Yes. I work with a colleague, Professor Keshore Bidasee in Omaha, Nebraska, USA and he has a theory about treating the cardiomyopathy problem. He believes that the calcium releasing mechanism from the internal store (sarcoplasmic reticulum) in the heart muscle cell is the problem. The store has numerous calcium channels called the ryanodine receptors. DM leads to carbonylation of the calcium channel ryanodine receptors allowing pulses of calcium to be asynchronously released into the cytoplasm leading to elevated diastolic calcium. We can develop drugs to reverse this effect.
What was really interesting at the April 2012 meeting of Experimental Biology in San Diego, USA was that there are so many new scientific papers coming out explaining novel methods to treat type 2 DM. These included regular exercise, diet changes and natural therapies using different plants that can be used to treat the disease. For example, I am interested in Momordica charantia or bitter melon, which can be used to treat diabetes. There are also 300 other plants that have potential beneficial anti-diabetic properties. The problem with DM is the quality of life for the patients. Probably by next year, there will be type 3 DM which is Alzheimer’s disease! If you become diabetic you could end up with Alzheimer’s disease and at this moment Dr Tony Ashton is investigating DM and its relationship with Alzheimer’s disease in the School of Pharmacy and Biomedical Sciences.

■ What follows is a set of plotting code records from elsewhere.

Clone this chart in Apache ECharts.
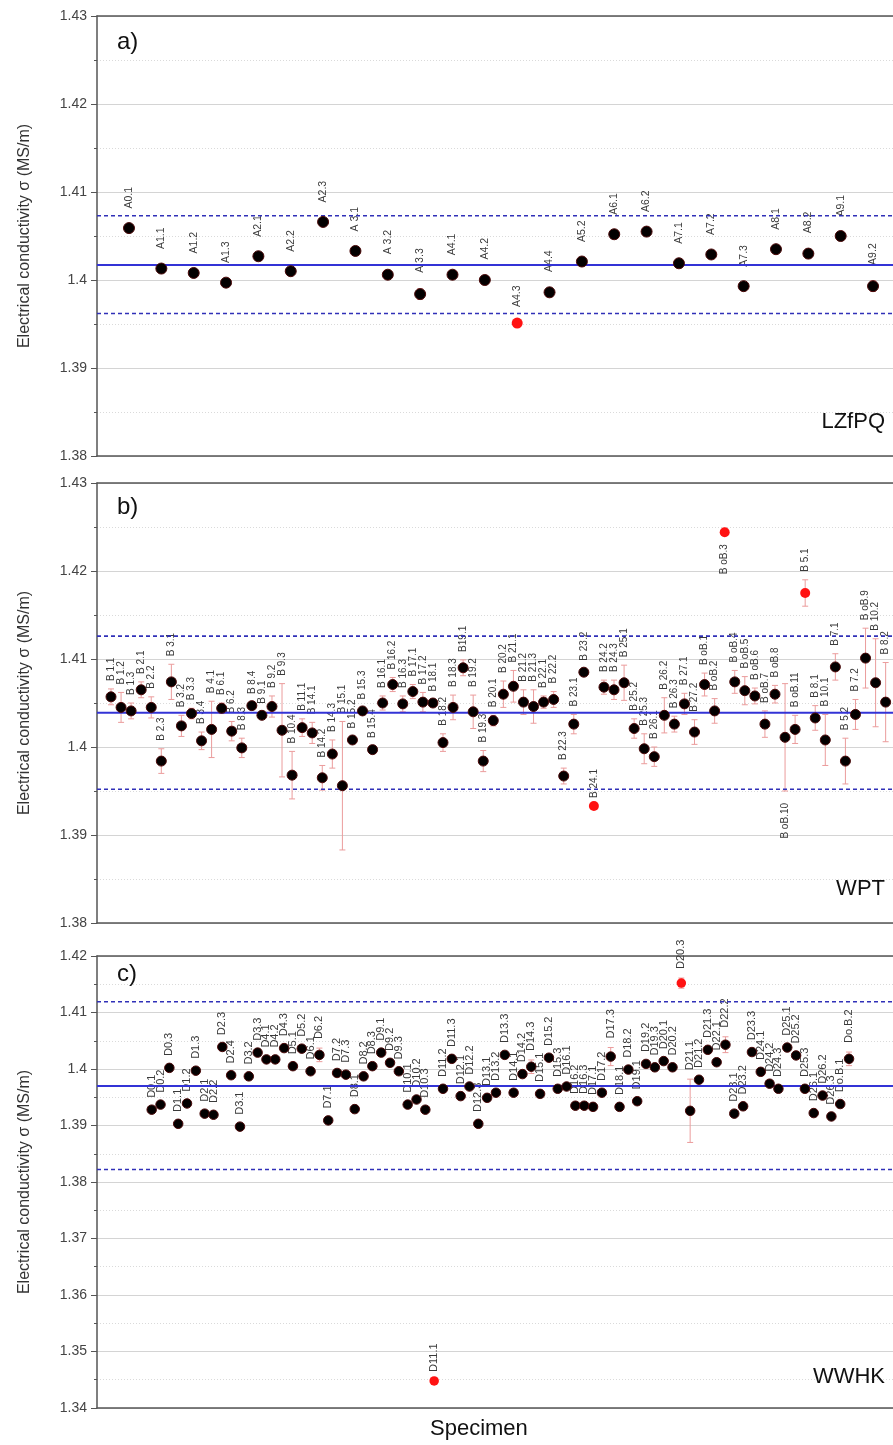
<!DOCTYPE html>
<html lang="en">
<head>
<meta charset="UTF-8">
<title>Electrical conductivity per specimen</title>
<style>
  html, body { margin: 0; padding: 0; background: #fff; }
  #main { width: 893px; height: 1445px; }
</style>
</head>
<body>
<div id="main"></div>
<script src="https://cdn.jsdelivr.net/npm/echarts@6/dist/echarts.min.js"></script>
<script>
// a) LZfPQ
const labelsA = ['A0.1','A1.1','A1.2','A1.3','A2.1','A2.2','A2.3','A 3.1','A 3.2','A 3.3','A4.1','A4.2',
  'A4.3','A4.4','A5.2','A6.1','A6.2','A7.1','A7.2','A7.3','A8.1','A8.2','A9.1','A9.2'];
const valuesA = [1.4059,1.4013,1.4008,1.3997,1.4027,1.4010,1.4066,1.4033,1.4006,1.3984,1.4006,1.4000,
  1.3951,1.3986,1.4021,1.4052,1.4055,1.4019,1.4029,1.3993,1.4035,1.4030,1.4050,1.3993];
const errA = [0.0004,0.0004,0.0004,0.0004,0.0004,0.0004,0.0004,0.0004,0.0005,0.0006,0.0004,0.0005,
  0,0.0005,0.0004,0.0004,0.0004,0.0004,0.0004,0.0004,0.0004,0.0005,0.0004,0.0006];
const refA = [1.4017, 1.4073, 1.3962];   // mean, upper, lower
const outliersA = ['A4.3'];

// b) WPT
const labelsB = ['B 1.1','B 1.2','B 1.3','B 2.1','B 2.2','B 2.3','B 3.1','B 3.2','B 3.3','B 3.4',
  'B 4.1','B 6.1','B 6.2','B 8.3','B 8.4','B 9.1','B 9.2','B 9.3','B 10.4','B 11.1',
  'B 14.1','B 14.2','B 14.3','B 15.1','B 15.2','B 15.3','B 15.4','B 16.1','B 16.2','B 16.3',
  'B 17.1','B 17.2','B 18.1','B 18.2','B 18.3','B19.1','B 19.2','B 19.3','B 20.1','B 20.2',
  'B 21.1','B 21.2','B 21.3','B 22.1','B 22.2','B 22.3','B 23.1','B 23.2','B 24.1','B 24.2',
  'B 24.3','B 25.1','B 25.2','B 25.3','B 26.1','B 26.2','B 26.3','B 27.1','B 27.2','B oB.1',
  'B oB.2','B oB.3','B oB.4','B oB.5','B oB.6','B oB.7','B oB.8','B oB.10','B oB.11','B 5.1',
  'B 8.1','B 10.1','B 7.1','B 5.2','B 7.2','B oB.9','B 10.2','B 8.2'];
const valuesB = [1.4057,1.4045,1.4041,1.4065,1.4045,1.3984,1.4074,1.4024,1.4038,1.4007,
  1.4020,1.4044,1.4018,1.3999,1.4047,1.4036,1.4046,1.4019,1.3968,1.4022,
  1.4016,1.3965,1.3992,1.3956,1.4008,1.4041,1.3997,1.4050,1.4071,1.4049,
  1.4063,1.4051,1.4050,1.4005,1.4045,1.4090,1.4040,1.3984,1.4030,1.4060,
  1.4069,1.4051,1.4046,1.4051,1.4054,1.3967,1.4026,1.4085,1.3933,1.4068,
  1.4065,1.4073,1.4021,1.3998,1.3989,1.4036,1.4026,1.4049,1.4017,1.4071,
  1.4041,1.4244,1.4074,1.4064,1.4058,1.4026,1.4060,1.4011,1.4020,1.4175,
  1.4033,1.4008,1.4091,1.3984,1.4037,1.4101,1.4073,1.4051];
const errB = [0.0009,0.0017,0.0009,0.0009,0.0012,0.0014,0.0020,0.0012,0.0006,0.0010,
  0.0032,0.0006,0.0011,0.0011,0.0004,0.0004,0.0012,0.0053,0.0027,0.0010,
  0.0012,0.0014,0.0016,0.0073,0.0004,0.0004,0.0004,0.0008,0.0008,0.0009,
  0.0008,0.0011,0.0004,0.0010,0.0014,0.0009,0.0019,0.0012,0.0006,0.0015,
  0.0018,0.0014,0.0019,0.0007,0.0009,0.0009,0.0011,0.0004,0,0.0008,
  0.0011,0.0020,0.0011,0.0017,0.0011,0.0020,0.0009,0.0012,0.0014,0.0013,
  0.0014,0,0.0013,0.0016,0.0009,0.0015,0.0010,0.0061,0.0016,0.0015,
  0.0014,0.0029,0.0015,0.0026,0.0017,0.0034,0.0050,0.0045];
const refB = [1.4039, 1.4126, 1.3952];
const outliersB = ['B 24.1','B oB.3','B 5.1'];
const belowB = ['B oB.3','B oB.10'];

// c) WWHK
const labelsC = ['D0.1','D0.2','D0.3','D1.1','D1.2','D1.3','D2.1','D2.2','D2.3','D2.4',
  'D3.1','D3.2','D3.3','D4.1','D4.2','D4.3','D5.1','D5.2','D6.1','D6.2',
  'D7.1','D7.2','D7.3','D8.1','D8.2','D8.3','D9.1','D9.2','D9.3','D10.1',
  'D10.2','D10.3','D11.1','D11.2','D11.3','D12.1','D12.2','D12.3','D13.1','D13.2',
  'D13.3','D14.1','D14.2','D14.3','D15.1','D15.2','D15.3','D16.1','D16.2','D16.3',
  'D17.1','D17.2','D17.3','D18.1','D18.2','D19.1','D19.2','D19.3','D20.1','D20.2',
  'D20.3','D21.1','D21.2','D21.3','D22.1','D22.2','D23.1','D23.2','D23.3','D24.1',
  'D24.2','D24.3','D25.1','D25.2','D25.3','D26.1','D26.2','D26.3','Do.B.1','Do.B.2'];
const valuesC = [1.3928,1.3937,1.4002,1.3903,1.3939,1.3997,1.3921,1.3919,1.4039,1.3989,
  1.3898,1.3987,1.4029,1.4017,1.4017,1.4037,1.4005,1.4036,1.3996,1.4025,
  1.3909,1.3993,1.3990,1.3929,1.3987,1.4005,1.4029,1.4011,1.3996,1.3937,
  1.3946,1.3928,1.3448,1.3965,1.4018,1.3952,1.3969,1.3903,1.3949,1.3958,
  1.4025,1.3958,1.3991,1.4004,1.3956,1.4020,1.3965,1.3969,1.3935,1.3935,
  1.3933,1.3958,1.4022,1.3933,1.3999,1.3943,1.4009,1.4003,1.4014,1.4003,
  1.4152,1.3926,1.3981,1.4034,1.4012,1.4043,1.3921,1.3934,1.4030,1.3995,
  1.3974,1.3965,1.4038,1.4024,1.3965,1.3922,1.3953,1.3916,1.3938,1.4018];
const errC = [0.0005,0.0005,0.0005,0.0005,0.0005,0.0005,0.0005,0.0005,0.0005,0.0005,
  0.0005,0.0005,0.0005,0.0005,0.0005,0.0005,0.0005,0.0005,0.0005,0.0012,
  0.0005,0.0005,0.0005,0.0005,0.0005,0.0005,0.0005,0.0005,0.0005,0.0005,
  0.0005,0.0005,0,0.0005,0.0005,0.0005,0.0005,0.0005,0.0005,0.0005,
  0.0005,0.0005,0.0005,0.0012,0.0005,0.0005,0.0005,0.0005,0.0005,0.0005,
  0.0005,0.0005,0.0016,0.0005,0.0005,0.0005,0.0005,0.0005,0.0005,0.0005,
  0.0009,0.0056,0.0005,0.0005,0.0005,0.0014,0.0005,0.0005,0.0005,0.0005,
  0.0005,0.0005,0.0005,0.0005,0.0005,0.0005,0.0005,0.0005,0.0005,0.0012];
const refC = [1.3970, 1.4119, 1.3822];
const outliersC = ['D11.1','D20.3'];

const yName = 'Electrical conductivity σ (MS/m)';
const FONT = '"Liberation Sans", Arial, Helvetica, sans-serif';

const panels = [
  { labels: labelsA, values: valuesA, errs: errA, ref: refA, outliers: outliersA, below: [],
    xMin: -0.989, xMax: 23.617, yMin: 1.38, yMax: 1.43, top: 16, height: 440, dot: 11, font: 10.5, gap: 16 },
  { labels: labelsB, values: valuesB, errs: errB, ref: refB, outliers: outliersB, below: belowB,
    xMin: -1.392, xMax: 77.73, yMin: 1.38, yMax: 1.43, top: 483, height: 440, dot: 10, font: 10, gap: 8 },
  { labels: labelsC, values: valuesC, errs: errC, ref: refC, outliers: outliersC, below: [],
    xMin: -6.197, xMax: 83.98, yMin: 1.34, yMax: 1.42, top: 956, height: 452, dot: 9.5, font: 11, gap: 9 }
];

function errLabelRenderer(p) {
  return function (params, api) {
    const i = api.value(0), v = api.value(1), e = api.value(2);
    const hi = api.coord([i, v + e]);
    const lo = api.coord([i, v - e]);
    const kids = [];
    const st = { stroke: '#eb9c9c', lineWidth: 1 };
    if (e > 0) {
      kids.push({ type: 'line', shape: { x1: hi[0], y1: hi[1], x2: lo[0], y2: lo[1] }, style: st });
      kids.push({ type: 'line', shape: { x1: hi[0] - 3, y1: hi[1], x2: hi[0] + 3, y2: hi[1] }, style: st });
      kids.push({ type: 'line', shape: { x1: lo[0] - 3, y1: lo[1], x2: lo[0] + 3, y2: lo[1] }, style: st });
    }
    const name = p.labels[params.dataIndex];
    const under = p.below.indexOf(name) >= 0;
    kids.push({
      type: 'text',
      x: hi[0],
      y: under ? lo[1] + p.gap + 4 : hi[1] - p.gap,
      rotation: Math.PI / 2,
      style: {
        text: name, fill: '#3a3a3a', fontSize: p.font, fontFamily: FONT,
        align: under ? 'right' : 'left', verticalAlign: 'middle'
      }
    });
    return { type: 'group', children: kids };
  };
}

const grid = [], xAxis = [], yAxis = [], series = [];
panels.forEach(function (p, k) {
  grid.push({ left: 97, right: 0, top: p.top, height: p.height });
  xAxis.push({
    gridIndex: k, type: 'value', min: p.xMin, max: p.xMax,
    axisLine: { show: true, onZero: false, lineStyle: { color: '#555', width: 1.5 } },
    axisTick: { show: false }, axisLabel: { show: false }, splitLine: { show: false }
  });
  xAxis.push({
    gridIndex: k, type: 'value', position: 'top', min: p.xMin, max: p.xMax,
    axisLine: { show: true, onZero: false, lineStyle: { color: '#555', width: 1.5 } },
    axisTick: { show: false }, axisLabel: { show: false }, splitLine: { show: false }
  });
  yAxis.push({
    gridIndex: k, type: 'value', min: p.yMin, max: p.yMax, interval: 0.01,
    name: yName, nameLocation: 'middle', nameGap: 64,
    nameTextStyle: { fontSize: 16, color: '#333', fontFamily: FONT },
    axisLine: { show: true, onZero: false, lineStyle: { color: '#555', width: 1.5 } },
    axisTick: { show: true, length: 6, lineStyle: { color: '#555' } },
    minorTick: { show: true, splitNumber: 2, length: 3, lineStyle: { color: '#555' } },
    axisLabel: { fontSize: 14, color: '#444', margin: 10, fontFamily: FONT,
      formatter: function (v) { return String(+v.toFixed(2)); } },
    splitLine: { show: true, lineStyle: { color: '#d4d4d4', width: 1.2 } },
    minorSplitLine: { show: true, lineStyle: { color: '#dadada', width: 1, type: [1, 2] } }
  });

  // mean (solid) and limits (dashed) as plain line series across the whole plot
  p.ref.forEach(function (r, j) {
    series.push({
      type: 'line', xAxisIndex: 2 * k, yAxisIndex: k, z: 4, silent: true,
      showSymbol: false, symbol: 'none',
      lineStyle: j === 0
        ? { color: '#3333d6', width: 2, type: 'solid' }
        : { color: '#3030b8', width: 1.6, type: [4, 3] },
      data: [[p.xMin, r], [p.xMax, r]]
    });
  });

  series.push({
    type: 'custom', xAxisIndex: 2 * k, yAxisIndex: k, z: 3,
    renderItem: errLabelRenderer(p),
    data: p.values.map(function (v, i) { return [i, v, p.errs[i]]; })
  });
  series.push({
    type: 'scatter', xAxisIndex: 2 * k, yAxisIndex: k, z: 10,
    symbolSize: p.dot,
    itemStyle: { color: '#030000', borderColor: '#4a0808', borderWidth: 1, opacity: 1 },
    data: p.values.map(function (v, i) {
      if (p.outliers.indexOf(p.labels[i]) >= 0) {
        return { value: [i, v], itemStyle: { color: '#ff1212', borderWidth: 0, opacity: 1 } };
      }
      return [i, v];
    })
  });
});

const txt = function (t, pos, size) {
  return Object.assign({ text: t, padding: 0,
    textStyle: { fontSize: size, fontWeight: 'normal', color: '#111', fontFamily: FONT } }, pos);
};

const chart = echarts.init(document.getElementById('main'));
chart.setOption({
  animation: false,
  backgroundColor: '#fff',
  title: [
    txt('a)', { left: 117, top: 30 }, 24),
    txt('b)', { left: 117, top: 495 }, 24),
    txt('c)', { left: 117, top: 962 }, 24),
    txt('LZfPQ', { right: 8, top: 411 }, 22),
    txt('WPT', { right: 8, top: 878 }, 22),
    txt('WWHK', { right: 8, top: 1366 }, 22),
    txt('Specimen', { left: 430, top: 1418 }, 22)
  ],
  grid: grid,
  xAxis: xAxis,
  yAxis: yAxis,
  series: series
});
</script>
</body>
</html>
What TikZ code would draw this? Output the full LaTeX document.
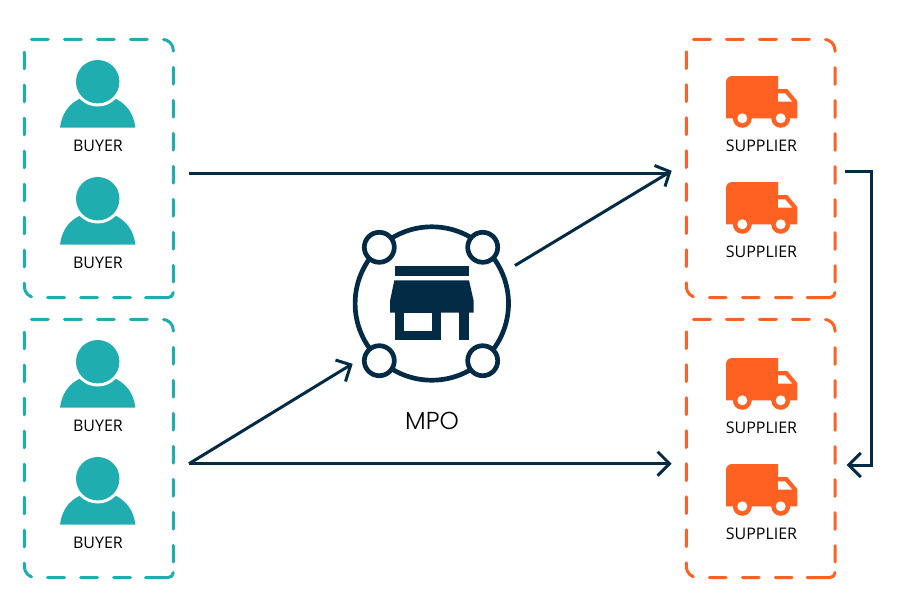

I am 65 years of age and I would love to go on working until I am 85! But you have to think about life itself, how much can you do. I do have other things in mind, but I would like to continue the research and supervise my students. In research, you do not want to stop because you have to keep the mind proactive. If you do not keep the mind active, you probably die faster! I have just been invited by a colleague to write a few reviews for some top heart journals on diabetes-induced heart failure (ryanodine receptors, fibrosis and remodelling) and another one on thyroid hormone and diabetes-induced heart failure. These are areas in which I would like to continue with our research. Then, there is this business of fibrosis, we want to understand the cellular and molecular mechanism(s) involved in the development of fibrosis and remodelling of the heart. These are the main areas in terms of my future research.